In the section just below  the lookout, the trail becomes somewhat ambiguous with up slanting slabs of  granite and a great pile of boulders.  I followed the line of one cairn only to double back when I discovered the route led over the edge.  Instead, I moved west (left) and recovered the trail.  Here I ran into Larry and John, two intrepid retirees from Anacortes, discussing the best route.  Larry found a way up, and he his friend followed.  We all arrived at the lookout nearly together.  Nick had been there awhile.  Next up, was young Drew Martin, a musician from Maui.  We opened up the lookout, and investigated.


Built in the 1930s, it was part of the Forest Service vigilant fire suppression policies of the day.  No doubt the building and manning of the lookouts served as some small stimulus for the economy during the Great Depression because there were hundreds of them once upon a time.   In fact, across the valley, through binoculars, Larry was able to make out the lookout on Lookout Mountain.  Outside of going into town occasionally, I wondered if the firewatchers manning the lookouts flashed messages by mirrors across the chasm to communicate with someone besides the marmots.
Glacier Peak from the Northeast
After lunch, some good conversation about music and mountains, and an ill-advised little bouldering on some slanting slabs that marked the high point of the peak, I made my way back down.  Apparently, the force was not with me that day, because, I followed a false path through the rocks.  I ended up too far down, and  missed the merger with the trail again, adding some work and a bit of danger to my afternoon.  A couple of marmots whistled at my ineptitude, then proved camera shy.  Fortunately, avoiding a falling rock kicked up by climbers higher on the hill, I traverse some slippery rock and gravel to regain the trail.  The guide book advises to look for blazes and cairns, and they appeared in a random fashion.

The rest of way down proved relatively unremarkable.  I would occasional stop to drink in more scenery and sip water.   College kids I never saw at the lookout went flying down past me.  A young couple with a 6-month old baby was working their way up the trail.  I couldn't help but wonder how the mother was going to scramble with a baby slung to her chest.

More backpackers in longsleeves, pants, and hats came up the trail.  While it wasn't especially hot, it seemed warm enough to wear short sleeves and zip off the legs of the hiking pants.   Deerflies ahead, I thought.   So here's the advantage of the early start:  Get going before the bugs do.  The drudge up the hill offers them plenty of time to land and dine at their leisure.  Fortunately, gravity was my friend.  While I saw the flies congregating knee high on the jungle trail, I was going fast enough to avoid being bitten.

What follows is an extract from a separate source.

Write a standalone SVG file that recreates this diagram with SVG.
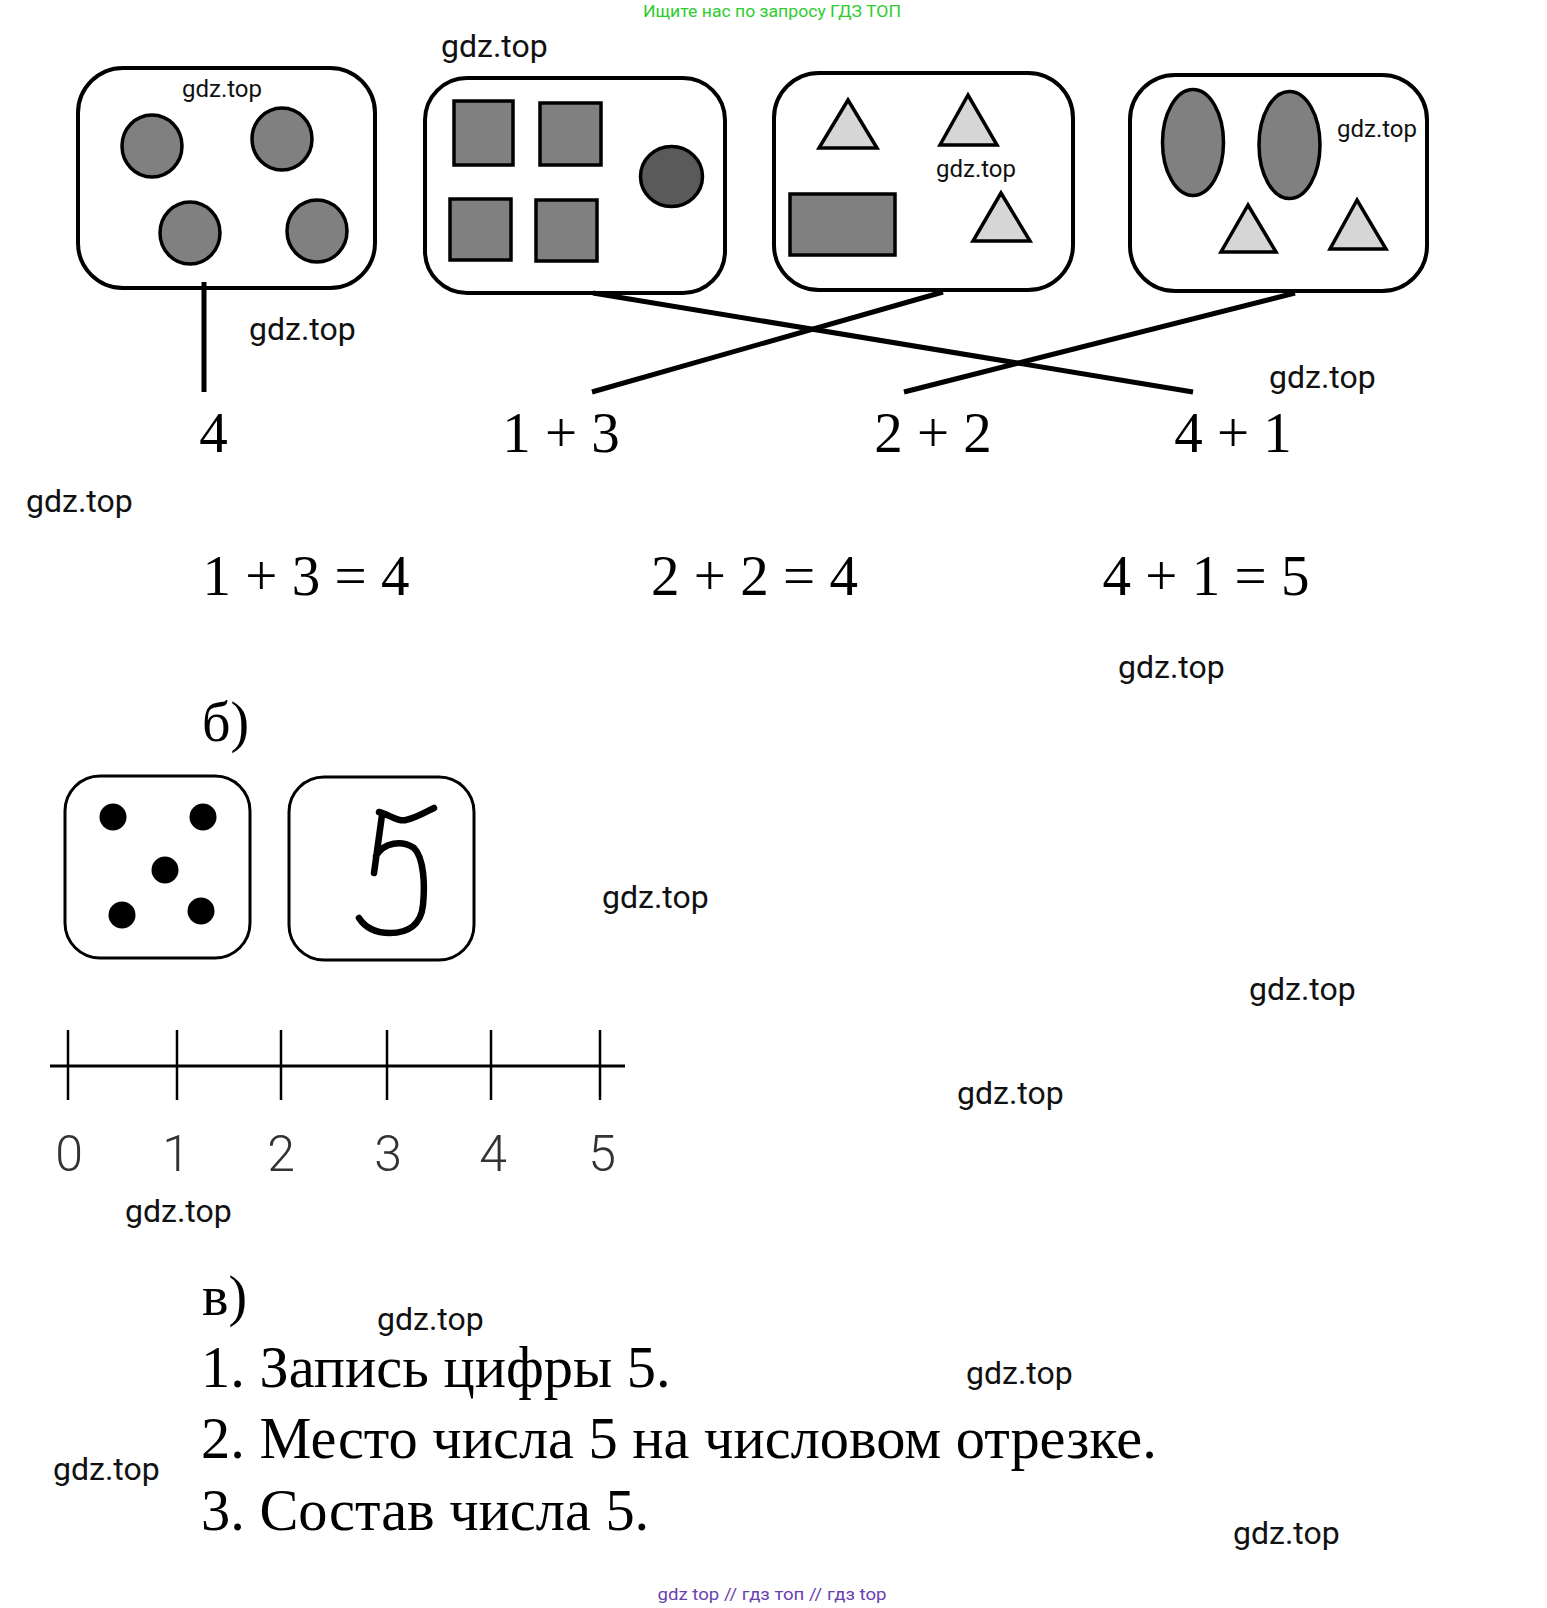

The stream at the bottom of the slide let me cool down with a few splashes.  By 3:45 PM,  I was back at the trailhead.  Normally, I change into a dry shirt and socks, sitting on the tailgate of my truck. However, enough flies followed me out of the woods to make me decide to wait until I was back on the infamous Cascade River Road before attending to all of my normal post-hike rituals.  I might add that I also wanted to be clear of the Forest Road 1540 before any late travelers came bombing up the road when I was trying to get down it.

On the way home, not caught up in following scribbled directions, I enjoyed the beauty of the region,
the hills and mountains.   With as little rainfall as we've had, I was impressed with the milky green power of the Skagit River.  By 6 PM, I was walking through my front door, thinking about supper.  My wife asked me to please shower first.  Fair enough.

Directions:
From Marblemount, proceed south over the bridge onto the Cascade River Road. In 9.7 miles, past the  Lookout Mountain trailhead,  turn left on to FS 1540.  The sign says Hidden Lake Trail.  Follow the rough road to its bitter end, about 5.4 miles.